I almost never use Sir as my interface to my iPhone. On the very rare occasions when I do, it’s when I’m driving. By myself. With no one to judge me. And even then, I feel unusually self-conscious.
I don’t think I’m alone. No one I know uses Siri, except on the same occasions and in the same way I do. This should be the most natural thing in the world. We’ve been talking to each other for several millennia. It’s so much more elegant than hammering away on a keyboard. But I keep seeing the same scenario play out over and over again. We give voice navigation a try. It sometimes works. When it does, it seems very cool. We try it again. And then, we don’t do it any more. I base this on admittedly anecdotal evidence. I’m sure there are those that continually chat merrily away to the nearest device. But not me. And not anyone I know either. So, given that voice activation seems to be the way devices are going, I have to ask why we’re dragging our heels to adopt?
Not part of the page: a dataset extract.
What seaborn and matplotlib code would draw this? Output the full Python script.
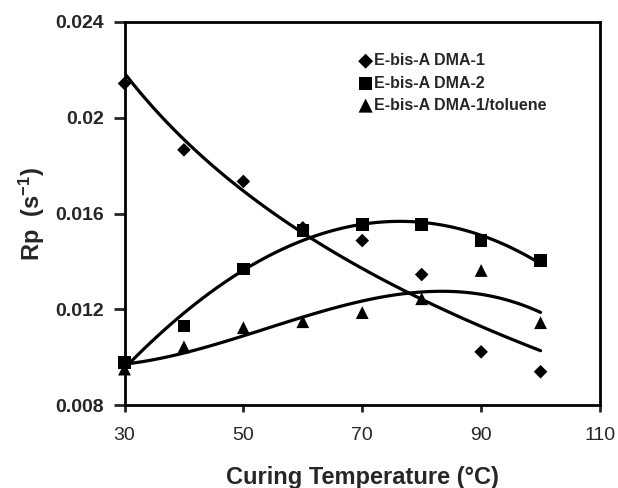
import numpy as np
import pandas as pd
import matplotlib
matplotlib.use("Agg")
import matplotlib.pyplot as plt
import seaborn as sns

temps = [30, 40, 50, 60, 70, 80, 90, 100]
dma1 = [0.02143, 0.01866, 0.01734, 0.01540, 0.01487, 0.01345, 0.01022, 0.00939]
dma2 = [0.00978, 0.01130, 0.01369, 0.01529, 0.01554, 0.01554, 0.01487, 0.01404]
dma1_tol = [0.00950, 0.01043, 0.01123, 0.01148, 0.01186, 0.01244, 0.01362, 0.01144]
series_names = ["E-bis-A DMA-1", "E-bis-A DMA-2", "E-bis-A DMA-1/toluene"]
# trendline types: logarithmic for DMA-1, cubic polynomial for the others
fit_kinds = [("log", 1), ("poly", 3), ("poly", 3)]
xticks = [30, 50, 70, 90, 110]
yticks = [0.008, 0.012, 0.016, 0.02, 0.024]
ytick_labels = ["0.008", "0.012", "0.016", "0.02", "0.024"]

sns.set_style("ticks")
plt.rcParams["font.family"] = ["Liberation Sans", "DejaVu Sans"]
plt.rcParams["mathtext.fontset"] = "custom"
plt.rcParams["mathtext.rm"] = "Liberation Sans:bold"
plt.rcParams["mathtext.it"] = "Liberation Sans:bold"

fig = plt.figure(figsize=(6.18, 4.88), dpi=100)
ax = fig.add_axes([124.5 / 618, 1 - 405 / 488, 475.5 / 618, 383 / 488])

markers = ["D", "s", "^"]
sizes = [48, 81, 85]
for name, vals, mk, sz, (kind, od) in zip(series_names, [dma1, dma2, dma1_tol],
                                         markers, sizes, fit_kinds):
    df = pd.DataFrame({"T": temps, "Rp": vals})
    if kind == "log":
        sns.regplot(data=df, x="T", y="Rp", logx=True, ci=None, scatter=False,
                    truncate=True, ax=ax, line_kws=dict(color="black", lw=2.3))
    else:
        sns.regplot(data=df, x="T", y="Rp", order=od, ci=None, scatter=False,
                    truncate=True, ax=ax, line_kws=dict(color="black", lw=2.3))
    sns.scatterplot(data=df, x="T", y="Rp", marker=mk, s=sz, color="black",
                    edgecolor="none", ax=ax, label=name, zorder=3, clip_on=False)

ax.set_xlim(30, 110)
ax.set_ylim(0.008, 0.024)
ax.set_xticks(xticks)
ax.set_xticklabels([str(t) for t in xticks], fontsize=14)
ax.set_yticks(yticks)
ax.set_yticklabels(ytick_labels, fontsize=14, fontweight="bold")
ax.tick_params(axis="y", length=8, width=2, pad=7)
ax.tick_params(axis="x", length=5, width=2, pad=11)
for sp in ax.spines.values():
    sp.set_linewidth(2)
    sp.set_visible(True)
    sp.set_color("black")

ax.set_xlabel("Curing Temperature (°C)", fontsize=17, fontweight="bold", labelpad=16)
ax.set_ylabel(r"Rp  (s$^{\mathrm{-1}}$)", fontsize=17, fontweight="bold", labelpad=6)

leg = ax.legend(loc="upper left", bbox_to_anchor=(0.497, 0.918), frameon=False,
                prop={"weight": "bold", "size": 11.5}, markerscale=1.1,
                handlelength=0.6, handletextpad=0.2, labelspacing=0.45,
                borderpad=0, borderaxespad=0)

fig.savefig("out.png", dpi=100)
In trying to judge the adoption of voice-activated interfaces, we have to account for mismatches in our expected utility. Every time we ask for some thing – like, for instance, “Play Bruno Mars” and we get the response, “I’m sorry, I can’t find Brutal Cars,” some frustration would be natural. This is certainly part of it. But that’s an adoption threshold that will eventually yield to sheer processing brute strength. I suspect our reluctance to talk to an object is found in the fact that we’re talking to an object. It doesn’t feel right. It makes us look addle-minded. We make fun of people who speak when there’s no one else in the room.
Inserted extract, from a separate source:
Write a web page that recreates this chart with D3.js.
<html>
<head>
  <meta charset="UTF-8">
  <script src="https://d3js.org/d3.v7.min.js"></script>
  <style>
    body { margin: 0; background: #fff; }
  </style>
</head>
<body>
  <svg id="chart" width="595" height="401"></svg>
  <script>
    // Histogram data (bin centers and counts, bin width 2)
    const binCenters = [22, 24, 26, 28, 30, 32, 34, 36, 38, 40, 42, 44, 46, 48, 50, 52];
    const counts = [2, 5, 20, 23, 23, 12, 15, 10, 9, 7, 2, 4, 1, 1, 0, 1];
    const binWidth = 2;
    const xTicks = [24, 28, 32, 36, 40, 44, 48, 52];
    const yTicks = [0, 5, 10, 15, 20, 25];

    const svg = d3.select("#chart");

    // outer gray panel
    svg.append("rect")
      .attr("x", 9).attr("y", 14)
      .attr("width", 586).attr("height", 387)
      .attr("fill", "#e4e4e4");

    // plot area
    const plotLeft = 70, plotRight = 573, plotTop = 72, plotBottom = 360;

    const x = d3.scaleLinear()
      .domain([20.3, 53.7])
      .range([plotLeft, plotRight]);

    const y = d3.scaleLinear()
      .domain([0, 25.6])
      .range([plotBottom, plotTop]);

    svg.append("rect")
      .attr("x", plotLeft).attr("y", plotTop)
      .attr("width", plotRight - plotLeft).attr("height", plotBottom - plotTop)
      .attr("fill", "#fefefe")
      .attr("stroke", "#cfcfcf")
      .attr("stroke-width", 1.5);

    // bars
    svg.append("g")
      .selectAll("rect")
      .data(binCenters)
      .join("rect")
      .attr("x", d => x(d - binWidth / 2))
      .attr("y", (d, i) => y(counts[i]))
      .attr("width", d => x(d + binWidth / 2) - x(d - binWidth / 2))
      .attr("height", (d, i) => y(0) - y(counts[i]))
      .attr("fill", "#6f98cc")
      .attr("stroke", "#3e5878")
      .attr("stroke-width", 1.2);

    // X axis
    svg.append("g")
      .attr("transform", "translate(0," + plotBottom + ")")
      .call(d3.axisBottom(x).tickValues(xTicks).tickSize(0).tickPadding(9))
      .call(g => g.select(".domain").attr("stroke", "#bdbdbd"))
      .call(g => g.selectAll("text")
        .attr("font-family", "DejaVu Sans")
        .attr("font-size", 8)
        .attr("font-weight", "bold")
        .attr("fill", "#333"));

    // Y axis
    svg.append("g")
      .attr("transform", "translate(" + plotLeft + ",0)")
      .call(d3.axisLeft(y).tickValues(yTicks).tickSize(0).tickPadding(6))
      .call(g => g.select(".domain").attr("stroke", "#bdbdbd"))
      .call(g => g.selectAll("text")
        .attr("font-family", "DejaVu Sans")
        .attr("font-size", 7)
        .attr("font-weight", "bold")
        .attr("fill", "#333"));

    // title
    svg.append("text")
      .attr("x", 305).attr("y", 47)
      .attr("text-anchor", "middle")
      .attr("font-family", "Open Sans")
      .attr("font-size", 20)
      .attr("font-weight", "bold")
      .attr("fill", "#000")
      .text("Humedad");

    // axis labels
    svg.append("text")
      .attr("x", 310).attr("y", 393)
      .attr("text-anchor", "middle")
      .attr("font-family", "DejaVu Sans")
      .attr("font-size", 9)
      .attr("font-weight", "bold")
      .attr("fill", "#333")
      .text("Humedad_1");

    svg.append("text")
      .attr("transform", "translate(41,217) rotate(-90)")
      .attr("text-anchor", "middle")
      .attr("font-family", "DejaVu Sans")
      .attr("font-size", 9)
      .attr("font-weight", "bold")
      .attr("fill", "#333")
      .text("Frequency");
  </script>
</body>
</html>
Our relationship with language is an intimately nuanced one. It’s a relatively newly acquired skill, in evolutionary terms, so it takes up a fair amount of cognitive processing. Granted, no matter what the interface, we currently have to translate desire into language, and speaking is certainly more efficient than typing, so it should be a natural step forward in our relationship with machines. But we also have to remember that verbal communication is the most social of things. In our minds, we have created a well-worn slot for speaking, and it’s something to be done when sitting across from another human.
Mental associations are critical for how we make sense of things. We are natural categorizers. And, if we haven’t found an appropriate category when we encounter something new, we adapt an existing one. I think vocal activation may be creating cognitive dissonance in our mental categorization schema. Interaction with devices is a generally solitary endeavor. Talking is a group activity. Something here just doesn’t seem to fit. We’re finding it hard to reconcile our usage of language and our interaction with machines.
I have no idea if I’m right about this. Perhaps I’m just being a Luddite. But given that my entire family, and most of my friends, have had voice activation capable phones for several years now and none of them use that feature except on very rare occasions, I thought it was worth mentioning.
By the way, let’s just keep this between you and I. Don’t tell Siri.